The report is a follow-up to Feeding Britain, which was published 12 months ago, and Mr Field's assessment of the Government's response so far was "good progress but could do better".

In his foreword to the report, the Archbishop said: "It is shocking to read both of the scale of food waste and also of the large amount of evidence that sanctions and delays in connection with the benefits system are still causing what would appear to be unnecessary problems."

The Health Select Committee has recommended a 20p per litre tax on sugary drinks to help combat obesity, and the hunger inquiry suggested that if that was introduced, 4p of the levy could be used to help fund meals for hungry children during school holidays.

The report said: "The queue for help from Britain's food banks tends to grow once the school bells ring to mark the beginning of the holidays. For those children who usually receive a daily free school meal during term time, these bells often usher in a period of going day after day without a substantial meal."
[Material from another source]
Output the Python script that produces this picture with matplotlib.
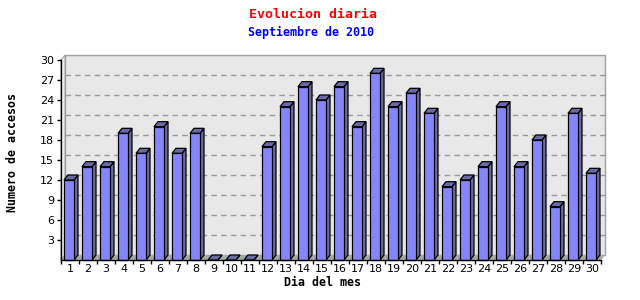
import matplotlib
matplotlib.use("Agg")
import matplotlib.pyplot as plt
from matplotlib.patches import Polygon, Rectangle

days = list(range(1, 31))
accesos = [12, 14, 14, 19, 16, 20, 16, 19, 0, 0, 0, 17, 23, 26, 24,
           26, 20, 28, 23, 25, 22, 11, 12, 14, 23, 14, 18, 8, 22, 13]
yticks = [3, 6, 9, 12, 15, 18, 21, 24, 27, 30]
title = "Evolucion diaria"
subtitle = "Septiembre de 2010"
xlabel = "Dia del mes"
ylabel = "Numero de accesos"

W, H = 640, 300
fig = plt.figure(figsize=(W / 100, H / 100), dpi=100)
fig.patch.set_facecolor("white")

# plot area in pixels
x0p, x1p, y0p, y1p = 61, 601, 260, 60
ax = fig.add_axes([x0p / W, 1 - y0p / H, (x1p - x0p) / W, (y0p - y1p) / H])
n = len(days)
ymax = 30
ax.set_xlim(0, n)
ax.set_ylim(0, ymax)
ax.set_facecolor("none")

# 3D depth in data units
dx = 4 / ((x1p - x0p) / n)
dy = 5 / ((y0p - y1p) / ymax)

# back wall
ax.add_patch(Rectangle((dx, dy), n, ymax, facecolor="#e8e8e8", edgecolor="#a0a0a0",
                       lw=1, clip_on=False, zorder=0))
# left side wall
ax.add_patch(Polygon([(0, 0), (dx, dy), (dx, ymax + dy), (0, ymax)], closed=True,
                     facecolor="#f2f2f2", edgecolor="#a0a0a0", lw=0.8, clip_on=False, zorder=0))
# floor
ax.add_patch(Polygon([(0, 0), (n, 0), (n + dx, dy), (dx, dy)], closed=True,
                     facecolor="#a8a8a8", edgecolor="none", clip_on=False, zorder=0.5))
# grid lines on back wall
for t in yticks[:-1]:
    ax.plot([dx, n + dx], [t + dy, t + dy], color="#999999", lw=1,
            ls=(0, (4, 3)), zorder=1, clip_on=False)

front_c = "#8686fc"
side_c = "#6a6aa8"
bw0, bw1 = 3 / 18, 13 / 18
for i, v in enumerate(accesos):
    xa, xb = i + bw0, i + bw1
    zo = 2 + i * 0.01
    ax.add_patch(Polygon([(xb, 0), (xb + dx, dy), (xb + dx, v + dy), (xb, v)], closed=True,
                         facecolor=side_c, edgecolor="black", lw=0.9, clip_on=False, zorder=zo))
    ax.add_patch(Polygon([(xa, v), (xb, v), (xb + dx, v + dy), (xa + dx, v + dy)], closed=True,
                         facecolor=side_c, edgecolor="black", lw=0.9, clip_on=False, zorder=zo))
    if v > 0:
        ax.add_patch(Rectangle((xa, 0), xb - xa, v, facecolor=front_c, edgecolor="black",
                               lw=0.9, clip_on=False, zorder=zo))

for s in ["top", "right"]:
    ax.spines[s].set_visible(False)
for s in ["left", "bottom"]:
    ax.spines[s].set_color("black")
    ax.spines[s].set_linewidth(1)
    ax.spines[s].set_zorder(10)

ax.set_yticks(yticks)
ax.set_yticklabels([str(t) for t in yticks])
ax.tick_params(axis="y", direction="out", length=3, width=1, pad=2, labelsize=8,
               colors="black")
ax.set_xticks(range(0, n + 1))
ax.set_xticklabels([])
ax.tick_params(axis="x", which="major", direction="out", length=3, width=1)
ax.set_xticks([i + 0.5 for i in range(n)], minor=True)
ax.set_xticklabels([str(d) for d in days], minor=True)
ax.tick_params(axis="x", which="minor", length=0, pad=3, labelsize=8)

mono = "DejaVu Sans Mono"
fig.text(313 / W, 1 - 14 / H, title, color="red", fontsize=9.5, fontweight="bold",
         family=mono, ha="center", va="center")
fig.text(311 / W, 1 - 32 / H, subtitle, color="blue", fontsize=8.4, fontweight="bold",
         family=mono, ha="center", va="center")
fig.text(323 / W, 1 - 282 / H, xlabel, color="black", fontsize=8.4, fontweight="bold",
         family=mono, ha="center", va="center")
fig.text(13 / W, 1 - 153 / H, ylabel, color="black", fontsize=8.4, fontweight="bold",
         family=mono, ha="center", va="center", rotation=90)

fig.savefig("out.png", dpi=100, facecolor="white")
Revenue from the 5p "plastic bag tax" at supermarkets, together with a reduction in the incentives for stores to use surplus food for energy in anaerobic digesters, could help fund the infrastructure - such as transportation, storage and refrigeration - for fresh food unsuitable for sale to go to the needy, the report suggested.

"At a cost of £150 million a year the Government could bring to an end the scandal of perfectly good food being thrown to waste or converted into energy while some of our fellow citizens are hungry," it noted.

The report called for a major expansion of "social supermarkets", selling surplus food at a heavily discounted price to those in need.

Tory MP John Glen, a vice chairman of the group, said: "There is still more work to be done. I think it is ridiculous that we have got a situation where so much food is still being wasted. We have got a lack of joined-up thinking sometimes."

The report also recommended that airports should donate any unopened soft drinks and toiletries confiscated during security checks and called for more flexibility from utility companies when people faced difficulties paying their bills.

The chief executive of the Child Poverty Action Group, Alison Garnham, said: "We need to be clear: bad administration of social security is the primary trigger for food bank use. Every delayed benefit, prolonged review and erroneous sanction racks up the risk that families will have to eat from the food bank - or not eat at all."

Ms Garnham added: "The DWP is quick to attribute blame for poverty to those in hardship themselves but many of the problems are closer to home. So far its response has been dilatory.

"If it wants to reduce our shaming high reliance on food banks, the DWP needs to act with greater ambition and urgency on the evidence of poor administration on its doorstep and commit to widely recommended ideas for turning its delivery around."